• [Short problem]:
In the listing that follows, how many lines contain the string "this"? Provide only the number.

• [Data segment]:
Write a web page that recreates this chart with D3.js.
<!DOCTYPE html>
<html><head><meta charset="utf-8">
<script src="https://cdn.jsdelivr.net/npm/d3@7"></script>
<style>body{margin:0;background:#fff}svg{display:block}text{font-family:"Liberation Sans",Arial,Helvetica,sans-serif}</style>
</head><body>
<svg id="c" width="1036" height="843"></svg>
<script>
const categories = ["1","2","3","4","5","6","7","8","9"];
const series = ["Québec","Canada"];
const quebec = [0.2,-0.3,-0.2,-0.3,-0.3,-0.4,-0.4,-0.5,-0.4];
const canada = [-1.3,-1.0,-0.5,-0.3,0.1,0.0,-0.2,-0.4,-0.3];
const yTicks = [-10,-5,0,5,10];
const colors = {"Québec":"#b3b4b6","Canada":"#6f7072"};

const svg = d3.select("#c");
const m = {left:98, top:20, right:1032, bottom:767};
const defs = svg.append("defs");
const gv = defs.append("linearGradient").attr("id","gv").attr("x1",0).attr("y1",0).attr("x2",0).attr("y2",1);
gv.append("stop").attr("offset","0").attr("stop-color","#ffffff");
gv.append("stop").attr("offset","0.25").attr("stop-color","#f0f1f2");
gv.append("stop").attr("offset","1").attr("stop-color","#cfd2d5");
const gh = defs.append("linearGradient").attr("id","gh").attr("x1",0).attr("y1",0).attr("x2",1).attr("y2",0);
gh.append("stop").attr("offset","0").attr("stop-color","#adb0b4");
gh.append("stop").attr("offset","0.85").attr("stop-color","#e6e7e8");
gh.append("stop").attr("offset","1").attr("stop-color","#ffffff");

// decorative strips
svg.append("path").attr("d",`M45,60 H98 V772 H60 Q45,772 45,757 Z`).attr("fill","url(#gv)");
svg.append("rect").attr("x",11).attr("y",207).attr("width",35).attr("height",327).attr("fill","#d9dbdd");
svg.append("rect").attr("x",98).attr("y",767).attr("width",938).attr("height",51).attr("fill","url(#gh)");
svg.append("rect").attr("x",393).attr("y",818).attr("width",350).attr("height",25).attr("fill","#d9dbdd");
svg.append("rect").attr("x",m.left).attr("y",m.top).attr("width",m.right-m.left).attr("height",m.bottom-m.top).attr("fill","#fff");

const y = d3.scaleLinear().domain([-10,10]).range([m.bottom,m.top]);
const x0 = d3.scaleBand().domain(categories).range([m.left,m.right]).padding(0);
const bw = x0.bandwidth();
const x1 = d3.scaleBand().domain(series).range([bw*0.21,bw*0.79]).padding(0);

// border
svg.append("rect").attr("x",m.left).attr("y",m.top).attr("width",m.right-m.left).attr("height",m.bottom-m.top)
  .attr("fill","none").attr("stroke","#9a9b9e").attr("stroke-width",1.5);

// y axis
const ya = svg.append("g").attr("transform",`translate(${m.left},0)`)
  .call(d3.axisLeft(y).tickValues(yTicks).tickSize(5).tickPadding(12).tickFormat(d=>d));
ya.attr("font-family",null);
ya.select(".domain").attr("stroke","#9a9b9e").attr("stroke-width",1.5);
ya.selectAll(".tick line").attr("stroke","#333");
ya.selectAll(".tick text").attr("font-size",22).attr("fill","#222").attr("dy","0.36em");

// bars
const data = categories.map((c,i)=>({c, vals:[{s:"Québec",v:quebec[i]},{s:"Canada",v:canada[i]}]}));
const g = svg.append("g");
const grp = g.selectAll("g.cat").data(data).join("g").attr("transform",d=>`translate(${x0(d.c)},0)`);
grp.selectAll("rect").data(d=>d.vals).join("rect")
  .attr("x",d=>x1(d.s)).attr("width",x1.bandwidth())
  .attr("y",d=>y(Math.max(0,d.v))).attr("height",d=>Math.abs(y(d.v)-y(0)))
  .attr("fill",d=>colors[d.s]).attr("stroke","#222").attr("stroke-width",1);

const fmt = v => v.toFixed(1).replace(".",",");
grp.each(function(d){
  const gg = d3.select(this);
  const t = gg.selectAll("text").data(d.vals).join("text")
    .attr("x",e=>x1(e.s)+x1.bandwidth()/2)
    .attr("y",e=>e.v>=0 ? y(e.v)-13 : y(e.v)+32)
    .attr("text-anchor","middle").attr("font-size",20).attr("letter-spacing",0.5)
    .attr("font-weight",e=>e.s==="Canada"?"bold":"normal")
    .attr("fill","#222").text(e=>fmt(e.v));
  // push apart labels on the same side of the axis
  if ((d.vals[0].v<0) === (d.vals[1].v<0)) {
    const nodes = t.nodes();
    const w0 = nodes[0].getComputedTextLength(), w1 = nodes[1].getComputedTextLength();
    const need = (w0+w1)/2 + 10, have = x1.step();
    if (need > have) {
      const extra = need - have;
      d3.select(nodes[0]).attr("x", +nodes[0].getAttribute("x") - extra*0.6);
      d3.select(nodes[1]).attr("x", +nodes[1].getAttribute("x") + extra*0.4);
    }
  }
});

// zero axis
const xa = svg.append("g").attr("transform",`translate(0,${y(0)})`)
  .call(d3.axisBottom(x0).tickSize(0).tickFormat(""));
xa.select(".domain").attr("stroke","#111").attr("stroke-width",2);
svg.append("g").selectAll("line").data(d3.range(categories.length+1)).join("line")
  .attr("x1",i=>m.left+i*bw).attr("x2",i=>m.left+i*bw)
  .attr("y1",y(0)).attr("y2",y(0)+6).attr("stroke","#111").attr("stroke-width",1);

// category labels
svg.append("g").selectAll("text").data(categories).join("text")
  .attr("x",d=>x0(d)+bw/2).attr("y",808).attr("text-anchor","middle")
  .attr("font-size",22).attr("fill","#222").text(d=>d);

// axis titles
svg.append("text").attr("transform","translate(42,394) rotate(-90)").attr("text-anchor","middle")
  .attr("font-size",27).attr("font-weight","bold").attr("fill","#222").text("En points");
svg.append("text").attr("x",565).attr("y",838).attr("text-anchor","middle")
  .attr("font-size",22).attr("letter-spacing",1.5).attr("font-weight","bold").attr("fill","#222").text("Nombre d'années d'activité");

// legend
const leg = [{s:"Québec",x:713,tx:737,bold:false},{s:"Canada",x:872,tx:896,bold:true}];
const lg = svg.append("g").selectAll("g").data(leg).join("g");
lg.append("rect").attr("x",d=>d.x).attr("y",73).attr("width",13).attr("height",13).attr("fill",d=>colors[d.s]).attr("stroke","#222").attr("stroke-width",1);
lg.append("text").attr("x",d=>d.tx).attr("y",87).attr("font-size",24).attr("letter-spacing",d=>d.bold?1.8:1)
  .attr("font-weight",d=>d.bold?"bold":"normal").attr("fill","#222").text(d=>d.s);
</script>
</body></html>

• [Reply]:
2